Alguém em Trânsito… Alguém que bebeu nas fontes do pensamento universal e mais recentemente em Szamozi, de quem nos falou com entusiasmo sobre “Tempo e Espaço” por três horas ininterruptas em mesa de bar. Ou ainda, Alguém com uma ironia reservada de um ideal, ideal capaz de persuadir adversários para a mesma luta.
Em “20 Navios”, o escritor parece estar bifurcado entre Platão e Sócrates; quando de um lado, busca incessantemente explicar o mundo, e do outro, quer analisá-lo com a frieza racional de uma arena, e ao mesmo tempo é capaz de permitir que o sentimento, a paixão, e por que não dizer; o amor à vida, esclareça-se e baste-se diante de si mesmo, quando o sente vivo no coração de Janaina, Dandara, e Léo – sua Leonor Arocha.

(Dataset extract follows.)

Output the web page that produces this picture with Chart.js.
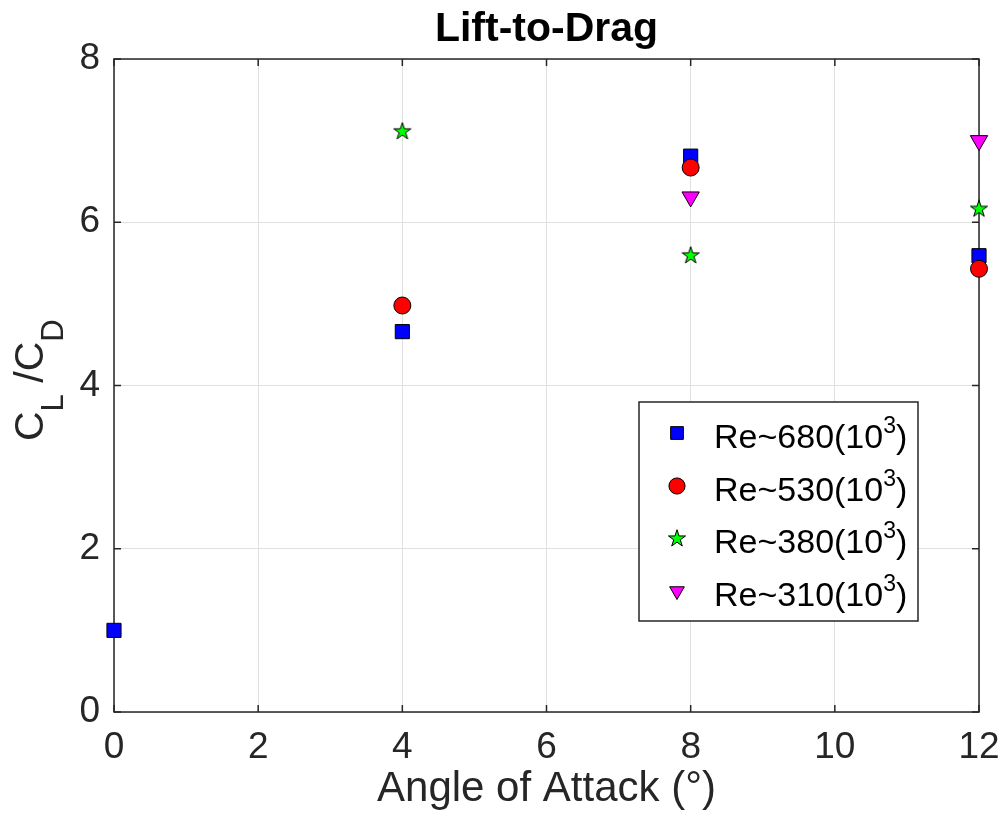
<!DOCTYPE html>
<html>
<head>
<meta charset="utf-8">
<script src="https://cdn.jsdelivr.net/npm/chart.js@4.4.0/dist/chart.umd.min.js"></script>
<style>
  body { margin: 0; background: #fff; }
</style>
</head>
<body>
<canvas id="liftDragChart" width="1007" height="835"></canvas>
<script>
// lift-to-drag ratio per angle of attack, one series per Reynolds number
var angles680 = [0, 4, 8, 12];
var ld680 = [1.0, 4.66, 6.81, 5.59];
var angles530 = [4, 8, 12];
var ld530 = [4.98, 6.67, 5.43];
var angles380 = [4, 8, 12];
var ld380 = [7.12, 5.60, 6.17];
var angles310 = [8, 12];
var ld310 = [6.31, 7.00];

var reynolds = ['680', '530', '380', '310'];
var xTicks = [0, 2, 4, 6, 8, 10, 12];
var yTicks = [0, 2, 4, 6, 8];

var FONT = "'Liberation Sans', Arial, Helvetica, sans-serif";
var AXIS_COLOR = '#262626';

// filled five-point star marker (Chart.js 'star' is only a line cross)
function makeStar(R) {
    var s = Math.ceil(R * 2 + 4);
    var c = document.createElement('canvas');
    c.width = s;
    c.height = s;
    var g = c.getContext('2d');
    var cx = s / 2, cy = s / 2 + R * 0.08;
    g.beginPath();
    for (var i = 0; i < 10; i++) {
        var ang = -Math.PI / 2 + i * Math.PI / 5;
        var r = (i % 2) ? R * 0.382 : R;
        var px = cx + Math.cos(ang) * r, py = cy + Math.sin(ang) * r;
        if (i === 0) g.moveTo(px, py); else g.lineTo(px, py);
    }
    g.closePath();
    g.fillStyle = '#00ff00';
    g.fill();
    g.lineWidth = 1;
    g.strokeStyle = '#000';
    g.stroke();
    return c;
}
var starMarker = makeStar(9);

function toPoints(xs, ys) {
    return xs.map(function(x, i) { return { x: x, y: ys[i] }; });
}

var seriesStyle = [
    { pointStyle: 'rect', pointRadius: 10, pointRotation: 0, color: '#0000ff' },
    { pointStyle: 'circle', pointRadius: 8.5, pointRotation: 0, color: '#ff0000' },
    { pointStyle: starMarker, pointRadius: 9, pointRotation: 0, color: '#00ff00' },
    { pointStyle: 'triangle', pointRadius: 10, pointRotation: 180, color: '#ff00ff' }
];

var seriesData = [
    toPoints(angles680, ld680),
    toPoints(angles530, ld530),
    toPoints(angles380, ld380),
    toPoints(angles310, ld310)
];

var datasets = seriesData.map(function(d, i) {
    var st = seriesStyle[i];
    return {
        label: 'Re~' + reynolds[i] + '(10^3)',
        data: d,
        pointStyle: st.pointStyle,
        pointRadius: st.pointRadius,
        pointHoverRadius: st.pointRadius,
        pointRotation: st.pointRotation,
        backgroundColor: st.color,
        borderColor: '#000',
        pointBorderWidth: 1,
        showLine: false,
        clip: false,
        order: 4 - i
    };
});

// legend marker, same shapes as the plotted points
function drawMarker(ctx, i, x, y) {
    var st = seriesStyle[i];
    ctx.save();
    ctx.fillStyle = st.color;
    ctx.strokeStyle = '#000';
    ctx.lineWidth = 1;
    ctx.beginPath();
    if (st.pointStyle === 'rect') {
        var h = st.pointRadius * Math.SQRT1_2 * 0.9;
        ctx.rect(x - h, y - h, 2 * h, 2 * h);
    } else if (st.pointStyle === 'circle') {
        ctx.arc(x, y, st.pointRadius * 0.95, 0, Math.PI * 2);
    } else if (st.pointStyle === 'triangle') {
        var r = st.pointRadius * 0.85;
        var a = Math.PI;
        ctx.moveTo(x + Math.sin(a) * r, y - Math.cos(a) * r);
        a += 2 * Math.PI / 3;
        ctx.lineTo(x + Math.sin(a) * r, y - Math.cos(a) * r);
        a += 2 * Math.PI / 3;
        ctx.lineTo(x + Math.sin(a) * r, y - Math.cos(a) * r);
        ctx.closePath();
    } else {
        ctx.drawImage(st.pointStyle, x - st.pointStyle.width / 2, y - st.pointStyle.height / 2);
        ctx.restore();
        return;
    }
    ctx.fill();
    ctx.stroke();
    ctx.restore();
}

var framePlugin = {
    id: 'matlabFrame',
    beforeDatasetsDraw: function(chart) {
        var ctx = chart.ctx, a = chart.chartArea;
        var xs = chart.scales.x, ys = chart.scales.y;
        ctx.save();
        ctx.strokeStyle = AXIS_COLOR;
        ctx.lineWidth = 1.5;
        ctx.strokeRect(a.left, a.top, a.right - a.left, a.bottom - a.top);
        // ticks point inward on all four sides
        ctx.beginPath();
        xTicks.forEach(function(v) {
            var px = xs.getPixelForValue(v);
            ctx.moveTo(px, a.bottom); ctx.lineTo(px, a.bottom - 7);
            ctx.moveTo(px, a.top); ctx.lineTo(px, a.top + 7);
        });
        yTicks.forEach(function(v) {
            var py = ys.getPixelForValue(v);
            ctx.moveTo(a.left, py); ctx.lineTo(a.left + 7, py);
            ctx.moveTo(a.right, py); ctx.lineTo(a.right - 7, py);
        });
        ctx.stroke();
        ctx.restore();
    },
    afterDraw: function(chart) {
        var ctx = chart.ctx, a = chart.chartArea;
        var mid = (a.left + a.right) / 2;
        ctx.save();

        // title
        ctx.fillStyle = '#000';
        ctx.font = 'bold 41px ' + FONT;
        ctx.textAlign = 'center';
        ctx.textBaseline = 'alphabetic';
        ctx.fillText('Lift-to-Drag', mid, 41);

        // x axis label
        ctx.fillStyle = AXIS_COLOR;
        ctx.font = '42px ' + FONT;
        ctx.fillText('Angle of Attack (\u00B0)', mid, 801);

        // y axis label C_L /C_D, rotated
        ctx.save();
        ctx.translate(43, 441);
        ctx.rotate(-Math.PI / 2);
        ctx.textAlign = 'left';
        var parts = [
            { t: 'C', size: 41, dy: 0 },
            { t: 'L', size: 31, dy: 20 },
            { t: ' /', size: 41, dy: 0 },
            { t: 'C', size: 41, dy: 0 },
            { t: 'D', size: 31, dy: 20 }
        ];
        var px = 0;
        parts.forEach(function(p) {
            ctx.font = p.size + 'px ' + FONT;
            ctx.fillText(p.t, px, p.dy);
            px += ctx.measureText(p.t).width;
        });
        ctx.restore();

        // legend box
        var box = { left: 639, top: 402, right: 918, bottom: 621 };
        ctx.fillStyle = '#fff';
        ctx.fillRect(box.left, box.top, box.right - box.left, box.bottom - box.top);
        ctx.strokeStyle = AXIS_COLOR;
        ctx.lineWidth = 1.5;
        ctx.strokeRect(box.left, box.top, box.right - box.left, box.bottom - box.top);

        var rowY = [433, 486, 538, 591];
        ctx.textAlign = 'left';
        reynolds.forEach(function(re, i) {
            var y = rowY[i];
            drawMarker(ctx, i, 677, y);
            ctx.fillStyle = '#000';
            ctx.font = '34px ' + FONT;
            var base = 'Re~' + re + '(10';
            var x = 714;
            ctx.fillText(base, x, y + 15);
            x += ctx.measureText(base).width;
            ctx.font = '23px ' + FONT;
            ctx.fillText('3', x, y);
            x += ctx.measureText('3').width;
            ctx.font = '34px ' + FONT;
            ctx.fillText(')', x, y + 15);
        });

        ctx.restore();
    }
};

var chart = new Chart(document.getElementById('liftDragChart'), {
    type: 'scatter',
    data: { datasets: datasets },
    options: {
        responsive: false,
        animation: false,
        devicePixelRatio: 1,
        layout: {
            padding: { left: 0, top: 59, right: 28, bottom: 0 }
        },
        plugins: {
            legend: { display: false },
            tooltip: { enabled: false },
            title: { display: false }
        },
        scales: {
            x: {
                type: 'linear',
                min: 0,
                max: 12,
                afterBuildTicks: function(scale) {
                    scale.ticks = xTicks.map(function(v) { return { value: v }; });
                },
                afterFit: function(scale) {
                    scale.height = 123;
                    scale.paddingLeft = 0;
                    scale.paddingRight = 0;
                },
                grid: { color: '#e0e0e0', lineWidth: 1, drawTicks: false },
                border: { display: false },
                ticks: {
                    padding: 14,
                    color: AXIS_COLOR,
                    font: { family: FONT, size: 37 },
                    maxRotation: 0
                }
            },
            y: {
                type: 'linear',
                min: 0,
                max: 8,
                afterBuildTicks: function(scale) {
                    scale.ticks = yTicks.map(function(v) { return { value: v }; });
                },
                afterFit: function(scale) { scale.width = 114; },
                grid: { color: '#e0e0e0', lineWidth: 1, drawTicks: false },
                border: { display: false },
                ticks: {
                    padding: 14,
                    color: AXIS_COLOR,
                    font: { family: FONT, size: 37 }
                }
            }
        }
    },
    plugins: [framePlugin]
});
</script>
</body>
</html>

Tudo isso não deve ser só isso! “Alguém em Trânsito” sugere algo mais, para além do que é simplesmente a ultrapassagem de um limite. A expressão conduziu-me aos vastos campos da metafísica, onde permaneço com minhas perpétuas dúvidas. Dúvidas cruciantes sobre o caos social, sobre a utopia de um mundo mais solidário – um devir sem fim, onde os desejos conflitantes retirados do íntimo, nos impulsiona para uma transgressão de certos valores cotidianos. E não são poucos os valores necrosados por uma sociedade que se plebeíza em plena modernidade.

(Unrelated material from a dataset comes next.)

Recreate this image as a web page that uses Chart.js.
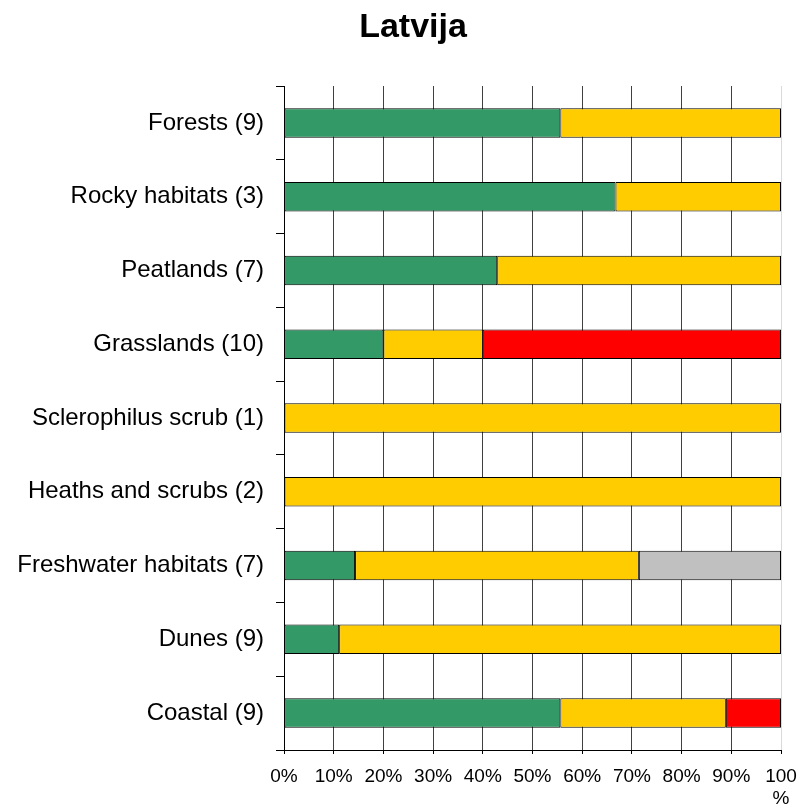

“20 Navios”, nos insulta o sentimento e a vontade de alargar os horizontes da mente e do espírito, sem perdas de conteúdo ideológico, de sotaque, de idioma, de estética.
Em “Esta Janela”, o escritor confessa sua esquizofrênica-latino-africanidade, sua postura mais coerente consigo mesmo. São reminiscências e angústias plenamente justificadas para quem vive quase inadaptado ao grotesco. Mergulhados em “Esta Janela”, somos invadidos pelos mistérios de uma noite fria de exílio, na solidão lisboeta, onde sentimos a guimba da saudade dos amigos exilados amargando na boca… e uma vontade comedida de falar sobre a imperpetuabilidade das leis autoritárias.
O livro infunde no leitor mais atento, um sentimento de coletividade, de liberdade, de respeito à individualidade das gentes miserabilizadas pelas contradições de um poderoso sistema.
Dito isto, quero afirmar que me julgo incompetente para formular uma anatomia crítica sobre a dimensão exata de “20 Navios”. Parece-me certo dizer: não se pode separar – nesse caso – a obra do autor. O Humanismo de Ruy Guerra, impera e supera o Realismo e outros ismos em seu livro, já que um e o outro, ou os dois, são únicos, e por serem únicos não se submetem a nenhuma imposição de limites estéticos, éticos ou de instrumentalização.
Portanto, conhecer o Escritor Ruy Guerra, na atmosfera suave de “20 Navios”, é um prazer eterno. Eterno porque os sentidos são capacidades insuficientes para retirar da suavidade da obra, a totalidade do que pretendeu dizer o Autor.
Finalizando, “ 20 Navios” é o Autor, e o Autor é a matéria prima da obra, portanto, seu próprio laboratório.